What to produce:
Copy each line of the data below exactly, leaving out pictures.

Supplied material:
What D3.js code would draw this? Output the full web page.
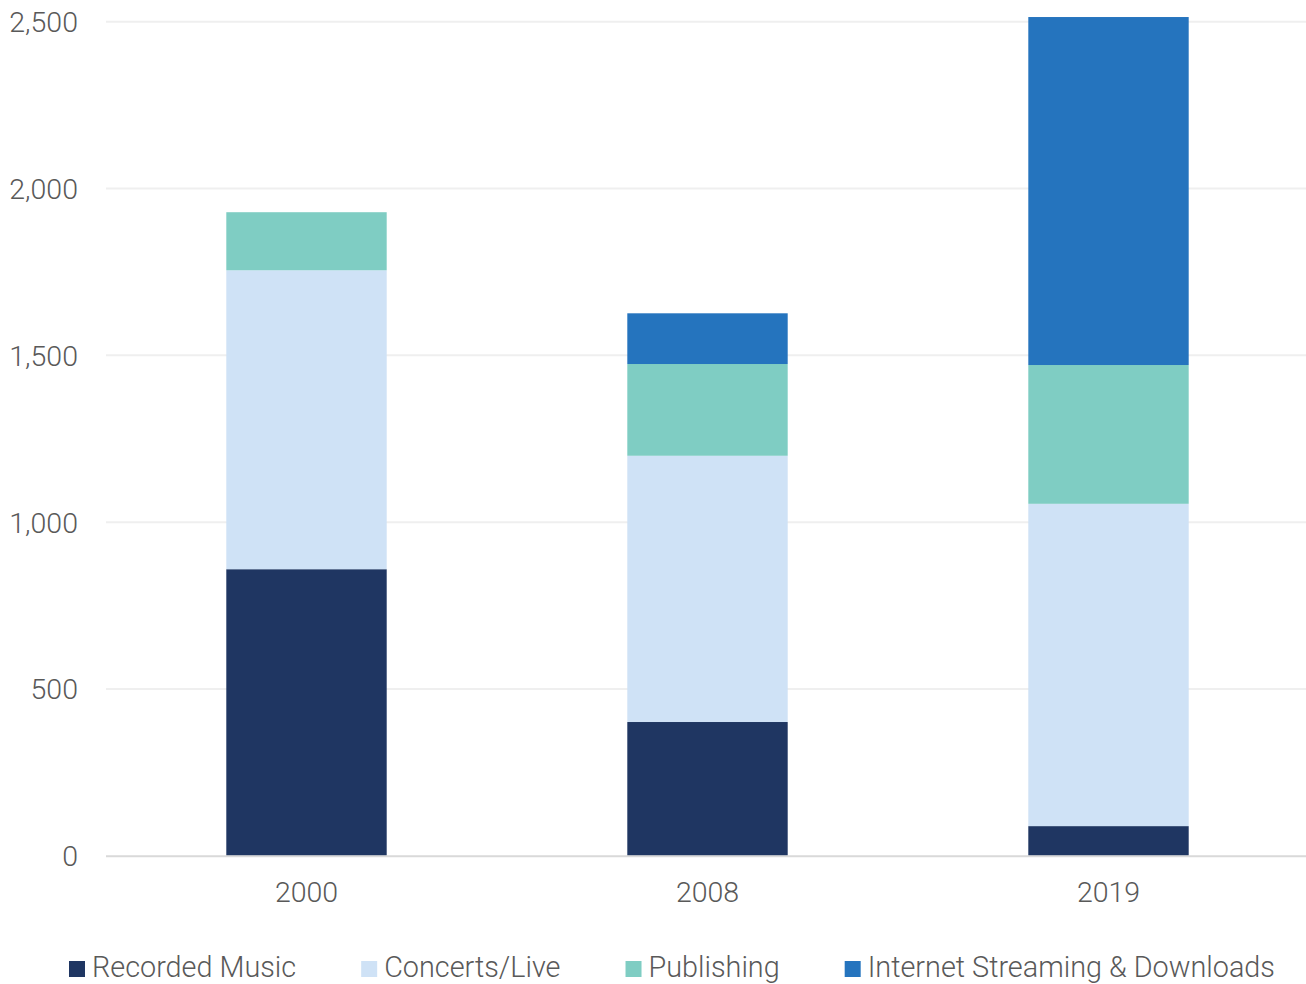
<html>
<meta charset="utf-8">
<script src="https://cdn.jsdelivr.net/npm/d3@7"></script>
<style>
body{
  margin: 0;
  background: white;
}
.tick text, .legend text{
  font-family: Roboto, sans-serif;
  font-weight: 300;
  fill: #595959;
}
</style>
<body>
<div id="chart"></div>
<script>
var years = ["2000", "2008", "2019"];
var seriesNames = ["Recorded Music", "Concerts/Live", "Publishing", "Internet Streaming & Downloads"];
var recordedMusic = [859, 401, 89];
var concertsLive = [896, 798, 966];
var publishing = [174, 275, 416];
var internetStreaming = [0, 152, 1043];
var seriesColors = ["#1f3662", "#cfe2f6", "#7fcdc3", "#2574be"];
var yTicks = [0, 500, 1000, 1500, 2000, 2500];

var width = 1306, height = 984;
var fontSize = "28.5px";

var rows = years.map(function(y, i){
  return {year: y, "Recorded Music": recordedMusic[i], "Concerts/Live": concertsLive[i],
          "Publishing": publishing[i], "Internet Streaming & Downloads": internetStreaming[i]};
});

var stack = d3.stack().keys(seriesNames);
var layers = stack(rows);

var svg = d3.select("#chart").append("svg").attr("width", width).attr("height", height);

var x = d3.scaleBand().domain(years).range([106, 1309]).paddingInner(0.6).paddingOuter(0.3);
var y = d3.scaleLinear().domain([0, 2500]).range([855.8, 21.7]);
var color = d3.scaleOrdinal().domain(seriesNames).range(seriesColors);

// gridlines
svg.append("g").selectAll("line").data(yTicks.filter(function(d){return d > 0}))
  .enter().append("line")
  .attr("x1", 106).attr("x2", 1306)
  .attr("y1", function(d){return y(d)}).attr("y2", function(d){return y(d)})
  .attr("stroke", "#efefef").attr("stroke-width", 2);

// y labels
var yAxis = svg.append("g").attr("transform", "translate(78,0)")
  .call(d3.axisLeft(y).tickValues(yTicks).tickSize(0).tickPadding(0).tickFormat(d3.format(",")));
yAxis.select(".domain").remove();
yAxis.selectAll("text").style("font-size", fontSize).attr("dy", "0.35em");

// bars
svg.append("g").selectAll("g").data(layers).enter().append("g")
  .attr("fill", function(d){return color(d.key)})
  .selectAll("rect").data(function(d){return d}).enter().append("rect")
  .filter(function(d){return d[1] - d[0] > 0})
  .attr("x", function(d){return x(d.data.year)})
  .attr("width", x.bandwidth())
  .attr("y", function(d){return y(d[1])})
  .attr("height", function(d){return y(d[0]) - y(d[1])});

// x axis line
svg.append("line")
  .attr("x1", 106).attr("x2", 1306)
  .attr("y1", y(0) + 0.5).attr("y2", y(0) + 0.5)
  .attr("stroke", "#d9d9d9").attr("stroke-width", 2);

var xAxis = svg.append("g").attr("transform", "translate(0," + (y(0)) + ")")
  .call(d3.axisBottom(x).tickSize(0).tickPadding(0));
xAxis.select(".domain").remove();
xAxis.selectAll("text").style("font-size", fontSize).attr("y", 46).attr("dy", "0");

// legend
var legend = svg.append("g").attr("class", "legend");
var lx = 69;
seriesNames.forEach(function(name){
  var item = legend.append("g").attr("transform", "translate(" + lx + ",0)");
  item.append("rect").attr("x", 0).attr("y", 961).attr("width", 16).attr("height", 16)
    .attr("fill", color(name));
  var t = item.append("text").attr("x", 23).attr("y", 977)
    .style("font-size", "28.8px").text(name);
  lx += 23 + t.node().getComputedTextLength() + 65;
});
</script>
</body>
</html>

Solution for this problem:
What D3.js code would draw this? Output the full web page.
<html>
<meta charset="utf-8">
<script src="https://cdn.jsdelivr.net/npm/d3@7"></script>
<style>
body{
  margin: 0;
  background: white;
}
.tick text, .legend text{
  font-family: Roboto, sans-serif;
  font-weight: 300;
  fill: #595959;
}
</style>
<body>
<div id="chart"></div>
<script>
var years = ["2000", "2008", "2019"];
var seriesNames = ["Recorded Music", "Concerts/Live", "Publishing", "Internet Streaming & Downloads"];
var recordedMusic = [859, 401, 89];
var concertsLive = [896, 798, 966];
var publishing = [174, 275, 416];
var internetStreaming = [0, 152, 1043];
var seriesColors = ["#1f3662", "#cfe2f6", "#7fcdc3", "#2574be"];
var yTicks = [0, 500, 1000, 1500, 2000, 2500];

var width = 1306, height = 984;
var fontSize = "28.5px";

var rows = years.map(function(y, i){
  return {year: y, "Recorded Music": recordedMusic[i], "Concerts/Live": concertsLive[i],
          "Publishing": publishing[i], "Internet Streaming & Downloads": internetStreaming[i]};
});

var stack = d3.stack().keys(seriesNames);
var layers = stack(rows);

var svg = d3.select("#chart").append("svg").attr("width", width).attr("height", height);

var x = d3.scaleBand().domain(years).range([106, 1309]).paddingInner(0.6).paddingOuter(0.3);
var y = d3.scaleLinear().domain([0, 2500]).range([855.8, 21.7]);
var color = d3.scaleOrdinal().domain(seriesNames).range(seriesColors);

// gridlines
svg.append("g").selectAll("line").data(yTicks.filter(function(d){return d > 0}))
  .enter().append("line")
  .attr("x1", 106).attr("x2", 1306)
  .attr("y1", function(d){return y(d)}).attr("y2", function(d){return y(d)})
  .attr("stroke", "#efefef").attr("stroke-width", 2);

// y labels
var yAxis = svg.append("g").attr("transform", "translate(78,0)")
  .call(d3.axisLeft(y).tickValues(yTicks).tickSize(0).tickPadding(0).tickFormat(d3.format(",")));
yAxis.select(".domain").remove();
yAxis.selectAll("text").style("font-size", fontSize).attr("dy", "0.35em");

// bars
svg.append("g").selectAll("g").data(layers).enter().append("g")
  .attr("fill", function(d){return color(d.key)})
  .selectAll("rect").data(function(d){return d}).enter().append("rect")
  .filter(function(d){return d[1] - d[0] > 0})
  .attr("x", function(d){return x(d.data.year)})
  .attr("width", x.bandwidth())
  .attr("y", function(d){return y(d[1])})
  .attr("height", function(d){return y(d[0]) - y(d[1])});

// x axis line
svg.append("line")
  .attr("x1", 106).attr("x2", 1306)
  .attr("y1", y(0) + 0.5).attr("y2", y(0) + 0.5)
  .attr("stroke", "#d9d9d9").attr("stroke-width", 2);

var xAxis = svg.append("g").attr("transform", "translate(0," + (y(0)) + ")")
  .call(d3.axisBottom(x).tickSize(0).tickPadding(0));
xAxis.select(".domain").remove();
xAxis.selectAll("text").style("font-size", fontSize).attr("y", 46).attr("dy", "0");

// legend
var legend = svg.append("g").attr("class", "legend");
var lx = 69;
seriesNames.forEach(function(name){
  var item = legend.append("g").attr("transform", "translate(" + lx + ",0)");
  item.append("rect").attr("x", 0).attr("y", 961).attr("width", 16).attr("height", 16)
    .attr("fill", color(name));
  var t = item.append("text").attr("x", 23).attr("y", 977)
    .style("font-size", "28.8px").text(name);
  lx += 23 + t.node().getComputedTextLength() + 65;
});
</script>
</body>
</html>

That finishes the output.